__Aim__: Reproduce the full listing that appears beneath this instruction exactly.

++++ Stored data

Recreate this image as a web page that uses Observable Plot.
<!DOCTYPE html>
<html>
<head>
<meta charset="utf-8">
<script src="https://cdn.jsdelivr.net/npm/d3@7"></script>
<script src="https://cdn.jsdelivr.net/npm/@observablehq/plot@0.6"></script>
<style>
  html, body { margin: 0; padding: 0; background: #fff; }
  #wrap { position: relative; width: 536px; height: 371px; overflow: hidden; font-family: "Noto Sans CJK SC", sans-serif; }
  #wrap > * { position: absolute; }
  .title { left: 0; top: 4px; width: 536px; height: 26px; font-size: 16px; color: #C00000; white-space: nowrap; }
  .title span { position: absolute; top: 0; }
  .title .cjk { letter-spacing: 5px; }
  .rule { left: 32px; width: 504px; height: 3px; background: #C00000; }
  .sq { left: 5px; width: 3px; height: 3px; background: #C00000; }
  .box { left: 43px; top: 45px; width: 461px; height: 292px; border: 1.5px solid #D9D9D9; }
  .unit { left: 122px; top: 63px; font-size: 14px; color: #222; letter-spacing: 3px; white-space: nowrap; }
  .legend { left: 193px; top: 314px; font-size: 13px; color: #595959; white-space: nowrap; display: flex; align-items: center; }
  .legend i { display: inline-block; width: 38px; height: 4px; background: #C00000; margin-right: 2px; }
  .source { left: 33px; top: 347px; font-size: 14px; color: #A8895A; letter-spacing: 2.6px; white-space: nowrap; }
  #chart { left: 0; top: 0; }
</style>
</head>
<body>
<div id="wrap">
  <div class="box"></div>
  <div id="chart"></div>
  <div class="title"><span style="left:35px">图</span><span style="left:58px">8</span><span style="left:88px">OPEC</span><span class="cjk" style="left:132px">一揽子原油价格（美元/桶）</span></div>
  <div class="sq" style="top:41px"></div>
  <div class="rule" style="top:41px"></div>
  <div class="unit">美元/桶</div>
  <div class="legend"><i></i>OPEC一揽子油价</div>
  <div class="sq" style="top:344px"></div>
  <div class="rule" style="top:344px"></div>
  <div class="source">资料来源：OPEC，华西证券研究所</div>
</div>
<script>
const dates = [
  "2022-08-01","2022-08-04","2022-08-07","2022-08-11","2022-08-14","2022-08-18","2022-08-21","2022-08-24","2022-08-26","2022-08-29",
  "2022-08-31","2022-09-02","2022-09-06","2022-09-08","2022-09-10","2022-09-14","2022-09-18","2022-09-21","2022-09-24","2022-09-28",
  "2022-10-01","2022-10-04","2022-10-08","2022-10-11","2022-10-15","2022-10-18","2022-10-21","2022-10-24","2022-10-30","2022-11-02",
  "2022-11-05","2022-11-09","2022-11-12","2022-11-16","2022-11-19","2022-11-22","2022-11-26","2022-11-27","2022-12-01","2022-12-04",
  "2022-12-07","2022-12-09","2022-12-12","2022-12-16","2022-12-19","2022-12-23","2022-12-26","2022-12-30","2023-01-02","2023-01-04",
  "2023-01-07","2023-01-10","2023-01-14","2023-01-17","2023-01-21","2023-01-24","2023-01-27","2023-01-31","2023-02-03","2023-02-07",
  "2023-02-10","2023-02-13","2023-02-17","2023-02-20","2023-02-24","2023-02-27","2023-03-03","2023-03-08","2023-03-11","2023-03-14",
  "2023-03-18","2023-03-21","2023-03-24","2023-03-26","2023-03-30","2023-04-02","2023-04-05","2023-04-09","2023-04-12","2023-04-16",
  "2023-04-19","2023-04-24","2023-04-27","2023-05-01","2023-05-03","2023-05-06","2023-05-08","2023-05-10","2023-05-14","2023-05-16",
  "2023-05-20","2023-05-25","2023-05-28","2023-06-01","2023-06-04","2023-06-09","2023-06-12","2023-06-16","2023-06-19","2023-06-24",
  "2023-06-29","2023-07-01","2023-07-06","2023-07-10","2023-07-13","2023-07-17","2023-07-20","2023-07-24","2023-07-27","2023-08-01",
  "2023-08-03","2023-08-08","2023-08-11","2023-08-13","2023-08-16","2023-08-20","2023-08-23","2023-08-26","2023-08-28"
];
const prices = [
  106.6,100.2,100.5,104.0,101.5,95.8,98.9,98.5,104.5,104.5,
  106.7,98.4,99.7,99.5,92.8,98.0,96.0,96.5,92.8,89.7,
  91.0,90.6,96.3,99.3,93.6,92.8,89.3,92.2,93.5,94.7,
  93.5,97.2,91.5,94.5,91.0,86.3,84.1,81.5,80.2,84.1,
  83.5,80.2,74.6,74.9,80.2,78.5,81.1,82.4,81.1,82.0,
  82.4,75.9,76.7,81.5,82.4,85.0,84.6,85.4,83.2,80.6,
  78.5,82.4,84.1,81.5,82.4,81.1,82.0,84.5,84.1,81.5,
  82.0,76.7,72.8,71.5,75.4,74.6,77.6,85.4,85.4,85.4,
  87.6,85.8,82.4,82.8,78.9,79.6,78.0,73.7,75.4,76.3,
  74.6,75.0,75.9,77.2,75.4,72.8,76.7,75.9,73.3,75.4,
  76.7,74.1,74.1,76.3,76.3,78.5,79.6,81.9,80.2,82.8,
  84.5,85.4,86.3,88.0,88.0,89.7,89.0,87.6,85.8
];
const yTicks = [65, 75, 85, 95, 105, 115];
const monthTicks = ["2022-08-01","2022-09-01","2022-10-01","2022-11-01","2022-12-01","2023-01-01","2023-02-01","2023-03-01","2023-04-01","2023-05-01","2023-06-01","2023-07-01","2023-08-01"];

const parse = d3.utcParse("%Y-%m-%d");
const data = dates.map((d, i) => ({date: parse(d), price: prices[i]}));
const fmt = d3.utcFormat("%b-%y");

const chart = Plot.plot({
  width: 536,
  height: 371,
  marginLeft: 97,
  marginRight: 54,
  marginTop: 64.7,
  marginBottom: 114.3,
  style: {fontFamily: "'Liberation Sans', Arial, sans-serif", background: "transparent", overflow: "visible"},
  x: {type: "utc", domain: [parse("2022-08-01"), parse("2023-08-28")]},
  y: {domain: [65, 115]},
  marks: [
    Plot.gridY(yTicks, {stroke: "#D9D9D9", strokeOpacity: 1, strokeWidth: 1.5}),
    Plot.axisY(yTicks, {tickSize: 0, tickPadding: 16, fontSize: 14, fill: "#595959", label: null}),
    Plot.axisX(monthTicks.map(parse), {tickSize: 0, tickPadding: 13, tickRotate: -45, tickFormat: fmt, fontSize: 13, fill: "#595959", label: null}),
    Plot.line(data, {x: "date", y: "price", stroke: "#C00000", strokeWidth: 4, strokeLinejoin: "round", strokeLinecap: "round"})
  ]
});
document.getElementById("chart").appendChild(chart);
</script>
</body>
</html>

++++++++

__Solution to this task__:
Recreate this image as a web page that uses Observable Plot.
<!DOCTYPE html>
<html>
<head>
<meta charset="utf-8">
<script src="https://cdn.jsdelivr.net/npm/d3@7"></script>
<script src="https://cdn.jsdelivr.net/npm/@observablehq/plot@0.6"></script>
<style>
  html, body { margin: 0; padding: 0; background: #fff; }
  #wrap { position: relative; width: 536px; height: 371px; overflow: hidden; font-family: "Noto Sans CJK SC", sans-serif; }
  #wrap > * { position: absolute; }
  .title { left: 0; top: 4px; width: 536px; height: 26px; font-size: 16px; color: #C00000; white-space: nowrap; }
  .title span { position: absolute; top: 0; }
  .title .cjk { letter-spacing: 5px; }
  .rule { left: 32px; width: 504px; height: 3px; background: #C00000; }
  .sq { left: 5px; width: 3px; height: 3px; background: #C00000; }
  .box { left: 43px; top: 45px; width: 461px; height: 292px; border: 1.5px solid #D9D9D9; }
  .unit { left: 122px; top: 63px; font-size: 14px; color: #222; letter-spacing: 3px; white-space: nowrap; }
  .legend { left: 193px; top: 314px; font-size: 13px; color: #595959; white-space: nowrap; display: flex; align-items: center; }
  .legend i { display: inline-block; width: 38px; height: 4px; background: #C00000; margin-right: 2px; }
  .source { left: 33px; top: 347px; font-size: 14px; color: #A8895A; letter-spacing: 2.6px; white-space: nowrap; }
  #chart { left: 0; top: 0; }
</style>
</head>
<body>
<div id="wrap">
  <div class="box"></div>
  <div id="chart"></div>
  <div class="title"><span style="left:35px">图</span><span style="left:58px">8</span><span style="left:88px">OPEC</span><span class="cjk" style="left:132px">一揽子原油价格（美元/桶）</span></div>
  <div class="sq" style="top:41px"></div>
  <div class="rule" style="top:41px"></div>
  <div class="unit">美元/桶</div>
  <div class="legend"><i></i>OPEC一揽子油价</div>
  <div class="sq" style="top:344px"></div>
  <div class="rule" style="top:344px"></div>
  <div class="source">资料来源：OPEC，华西证券研究所</div>
</div>
<script>
const dates = [
  "2022-08-01","2022-08-04","2022-08-07","2022-08-11","2022-08-14","2022-08-18","2022-08-21","2022-08-24","2022-08-26","2022-08-29",
  "2022-08-31","2022-09-02","2022-09-06","2022-09-08","2022-09-10","2022-09-14","2022-09-18","2022-09-21","2022-09-24","2022-09-28",
  "2022-10-01","2022-10-04","2022-10-08","2022-10-11","2022-10-15","2022-10-18","2022-10-21","2022-10-24","2022-10-30","2022-11-02",
  "2022-11-05","2022-11-09","2022-11-12","2022-11-16","2022-11-19","2022-11-22","2022-11-26","2022-11-27","2022-12-01","2022-12-04",
  "2022-12-07","2022-12-09","2022-12-12","2022-12-16","2022-12-19","2022-12-23","2022-12-26","2022-12-30","2023-01-02","2023-01-04",
  "2023-01-07","2023-01-10","2023-01-14","2023-01-17","2023-01-21","2023-01-24","2023-01-27","2023-01-31","2023-02-03","2023-02-07",
  "2023-02-10","2023-02-13","2023-02-17","2023-02-20","2023-02-24","2023-02-27","2023-03-03","2023-03-08","2023-03-11","2023-03-14",
  "2023-03-18","2023-03-21","2023-03-24","2023-03-26","2023-03-30","2023-04-02","2023-04-05","2023-04-09","2023-04-12","2023-04-16",
  "2023-04-19","2023-04-24","2023-04-27","2023-05-01","2023-05-03","2023-05-06","2023-05-08","2023-05-10","2023-05-14","2023-05-16",
  "2023-05-20","2023-05-25","2023-05-28","2023-06-01","2023-06-04","2023-06-09","2023-06-12","2023-06-16","2023-06-19","2023-06-24",
  "2023-06-29","2023-07-01","2023-07-06","2023-07-10","2023-07-13","2023-07-17","2023-07-20","2023-07-24","2023-07-27","2023-08-01",
  "2023-08-03","2023-08-08","2023-08-11","2023-08-13","2023-08-16","2023-08-20","2023-08-23","2023-08-26","2023-08-28"
];
const prices = [
  106.6,100.2,100.5,104.0,101.5,95.8,98.9,98.5,104.5,104.5,
  106.7,98.4,99.7,99.5,92.8,98.0,96.0,96.5,92.8,89.7,
  91.0,90.6,96.3,99.3,93.6,92.8,89.3,92.2,93.5,94.7,
  93.5,97.2,91.5,94.5,91.0,86.3,84.1,81.5,80.2,84.1,
  83.5,80.2,74.6,74.9,80.2,78.5,81.1,82.4,81.1,82.0,
  82.4,75.9,76.7,81.5,82.4,85.0,84.6,85.4,83.2,80.6,
  78.5,82.4,84.1,81.5,82.4,81.1,82.0,84.5,84.1,81.5,
  82.0,76.7,72.8,71.5,75.4,74.6,77.6,85.4,85.4,85.4,
  87.6,85.8,82.4,82.8,78.9,79.6,78.0,73.7,75.4,76.3,
  74.6,75.0,75.9,77.2,75.4,72.8,76.7,75.9,73.3,75.4,
  76.7,74.1,74.1,76.3,76.3,78.5,79.6,81.9,80.2,82.8,
  84.5,85.4,86.3,88.0,88.0,89.7,89.0,87.6,85.8
];
const yTicks = [65, 75, 85, 95, 105, 115];
const monthTicks = ["2022-08-01","2022-09-01","2022-10-01","2022-11-01","2022-12-01","2023-01-01","2023-02-01","2023-03-01","2023-04-01","2023-05-01","2023-06-01","2023-07-01","2023-08-01"];

const parse = d3.utcParse("%Y-%m-%d");
const data = dates.map((d, i) => ({date: parse(d), price: prices[i]}));
const fmt = d3.utcFormat("%b-%y");

const chart = Plot.plot({
  width: 536,
  height: 371,
  marginLeft: 97,
  marginRight: 54,
  marginTop: 64.7,
  marginBottom: 114.3,
  style: {fontFamily: "'Liberation Sans', Arial, sans-serif", background: "transparent", overflow: "visible"},
  x: {type: "utc", domain: [parse("2022-08-01"), parse("2023-08-28")]},
  y: {domain: [65, 115]},
  marks: [
    Plot.gridY(yTicks, {stroke: "#D9D9D9", strokeOpacity: 1, strokeWidth: 1.5}),
    Plot.axisY(yTicks, {tickSize: 0, tickPadding: 16, fontSize: 14, fill: "#595959", label: null}),
    Plot.axisX(monthTicks.map(parse), {tickSize: 0, tickPadding: 13, tickRotate: -45, tickFormat: fmt, fontSize: 13, fill: "#595959", label: null}),
    Plot.line(data, {x: "date", y: "price", stroke: "#C00000", strokeWidth: 4, strokeLinejoin: "round", strokeLinecap: "round"})
  ]
});
document.getElementById("chart").appendChild(chart);
</script>
</body>
</html>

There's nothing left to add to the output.